Research topics
- This page gives you an overview of the various topics that are actively researched at the Software Languages Lab. The topics often overlap with each other, and many researchers are active in more than one topic.
- Please also check our Research Booklet 2009-2010 for detailed research topics of each of our researchers.
Mobile Applications: Ambient & Context Oriented Programming
The Copami group focuses on programming language research in Ambient-Oriented Programming (AmOP) and Context-Oriented Programming (COP). In AmOP, programs operate in mobile environments where connection failure is the rule rather than the exception, e.g. smart phones or tablets connected over a wifi network. This requires new programming techniques to reference and discover remote entities, abstractions to coordinate and interact with remote parties over volatile connections and finally, replication techniques to increase data availability. COP supports the development of adaptive applications which change their behaviour according to their context. COP treats context explicitly as all computationally accessible information that describes the environment of a program's execution. It provides mechanisms to dynamically adapt application behaviour in reaction to changes in context at runtime.
Parallel Programming, Multicore Programming & Exascale Computing
This theme focuses on language design and implementation for multi- and many-core platforms. We are interested in refining existing parallel programming models (actors, software transactional memory, data parallelism etc.) as well as optimizing virtual machines, interpreters and compilers. Additionally, we work on application-specific solutions, e.g., for quantum computing. What sets us apart is the fact that most of our research is done in the context of dynamic languages like e.g. Common Lisp and Smalltalk.
Furthermore, we host our own many-core lab. Thus, we are equipped with a wide range of different systems to experiment with state-of-the-art architectures to validate our research results.
Model Driven Software Engineering
Model Driven Software Engineering (MDSE) promotes the use of models as primary driving assets in platform and language definition, software design and execution. Modeling allows for better management of large-scale and complex software systems, because models are scoped to specific concerns while abstracting from others. We advance the state-of-the-art in MDSE by conducting advanced research on software modeling enabling developers to model and implement software and to express and verify relevant properties of the software, and by conducting novel research providing efficient techniques and methods to transform, execute and monitor models, to co-evolve models and to check consistency between models.

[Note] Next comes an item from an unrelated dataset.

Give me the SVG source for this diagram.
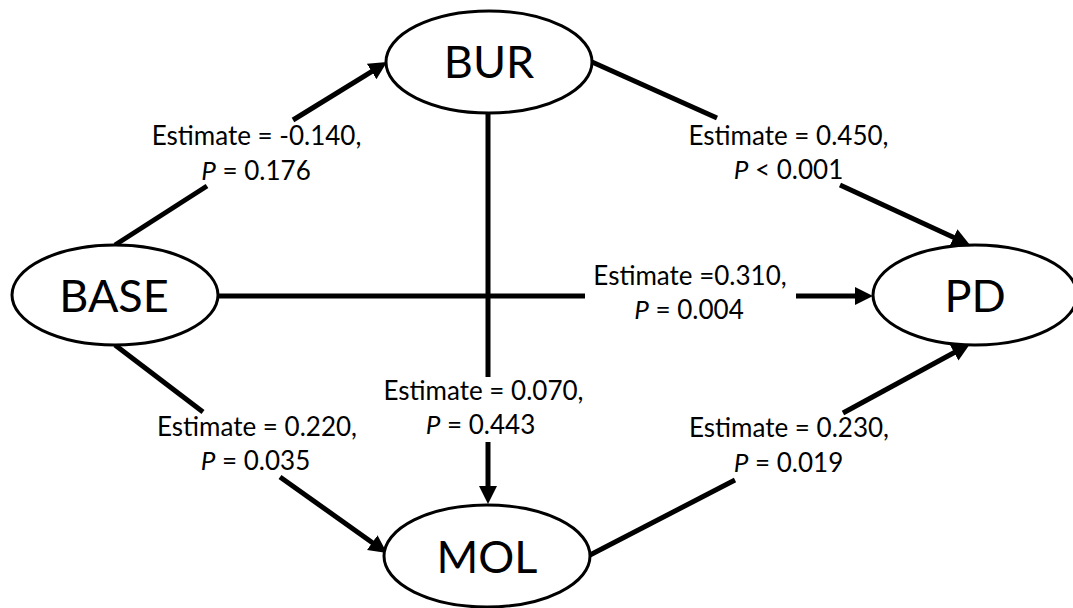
<svg xmlns="http://www.w3.org/2000/svg" width="1073" height="608" viewBox="0 0 1073 608">
<style>
.node ellipse{fill:#fff;stroke:#000;stroke-width:3}
.node text{font-family:Lato,"Liberation Sans",sans-serif;font-size:45px;text-anchor:middle;fill:#000}
.edge line{stroke:#000;stroke-width:5}
.lbl{font-family:Lato,"Liberation Sans",sans-serif;font-size:26px;text-anchor:middle;fill:#000}
.i{font-style:italic}
</style>
<defs>
<marker id="ah" markerUnits="userSpaceOnUse" markerWidth="19" markerHeight="20" refX="8" refY="10" orient="auto" viewBox="0 0 19 20">
<path d="M0,1 L18,10 L0,19 Z" fill="#000"/>
</marker>
</defs>
<rect width="1073" height="608" fill="#fff"/>
<g id="connectors" class="edge">
<line x1="115" y1="245" x2="207" y2="186"/>
<line x1="293" y1="120" x2="378.5" y2="67.3" marker-end="url(#ah)"/>
<line x1="592" y1="62" x2="717" y2="118"/>
<line x1="840" y1="185" x2="960.9" y2="240.8" marker-end="url(#ah)"/>
<line x1="218" y1="296" x2="585" y2="296"/>
<line x1="796" y1="296" x2="863" y2="296" marker-end="url(#ah)"/>
<line x1="488" y1="113" x2="488" y2="377"/>
<line x1="488" y1="442" x2="488" y2="494" marker-end="url(#ah)"/>
<line x1="115" y1="345" x2="203" y2="412"/>
<line x1="280" y1="477" x2="378.8" y2="547.2" marker-end="url(#ah)"/>
<line x1="590" y1="555" x2="735" y2="480"/>
<line x1="843" y1="413" x2="961.2" y2="348.8" marker-end="url(#ah)"/>
</g>
<g id="labels">
<text class="lbl" x="256.5" y="145">Estimate = -0.140,</text>
<text class="lbl" x="256" y="180"><tspan class="i">P</tspan> = 0.176</text>
<text class="lbl" x="788.5" y="145">Estimate = 0.450,</text>
<text class="lbl" x="788.5" y="179"><tspan class="i">P</tspan> &lt; 0.001</text>
<text class="lbl" x="690" y="285">Estimate =0.310,</text>
<text class="lbl" x="689" y="319"><tspan class="i">P</tspan> = 0.004</text>
<text class="lbl" x="483.5" y="400">Estimate = 0.070,</text>
<text class="lbl" x="480.5" y="434"><tspan class="i">P</tspan> = 0.443</text>
<text class="lbl" x="257" y="436">Estimate = 0.220,</text>
<text class="lbl" x="255.5" y="470"><tspan class="i">P</tspan> = 0.035</text>
<text class="lbl" x="789" y="437">Estimate = 0.230,</text>
<text class="lbl" x="788.5" y="472"><tspan class="i">P</tspan> = 0.019</text>
</g>
<g id="BUR" class="node"><ellipse cx="489" cy="62" rx="103" ry="51"/><text x="489" y="78">BUR</text></g>
<g id="BASE" class="node"><ellipse cx="115" cy="295" rx="103" ry="50"/><text x="114" y="312">BASE</text></g>
<g id="PD" class="node"><ellipse cx="975" cy="295" rx="102" ry="50"/><text x="975" y="312">PD</text></g>
<g id="MOL" class="node"><ellipse cx="487" cy="556" rx="103" ry="51"/><text x="487" y="573">MOL</text></g>
</svg>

Code Analysis and Manipulation
CAMP groups together people involved with the theory and practice of source code analysis and manipulation. Our research advances the state of the art along three main axes. The first axis considers multi-language systems. Analyses need to consider the impact that annotations as well as embedded domain-specific languages have on the semantics of the host program. The second axis considers the analysis of highly dynamic languages such as Javascript and Scheme. Here, the semantics of higher-order procedures with side-effects have to be taken into account. The third axis considers multiple versions of code in an analysis. Here, the state of the art is challenged by the scale of version repositories and the complexity of the temporal relations between versions. Along these axes, our analyses provide a solid foundation for the validation, transformation and understanding of software systems. We support validation by identifying bug patterns and violations of architectural regularities in code. We apply software transformations to the problems of API migration, automatic parallelization and multi-language refactoring. Finally, we provide support for the understanding of version repositories through advanced visualizations and dedicated query languages.
Virtual Machines
The research of this group focuses on the design and implementation of runtime systems (most prominently as virtual machines) and attempts to raise the level of abstraction at which these are defined. Within this theme, we are currently pursuing three concrete topics. Firstly, we question whether bytecodes are really essential to achieve VM performance, and examine whether abstract grammars are a realistic alternative; secondly, we work on modularization of virtual machines, to allow for variation of the runtime support underlying the interpreter; and thirdly, we attempt to increase the support for concurrency at the VM instruction level, for both shared- and non-shared-memory models.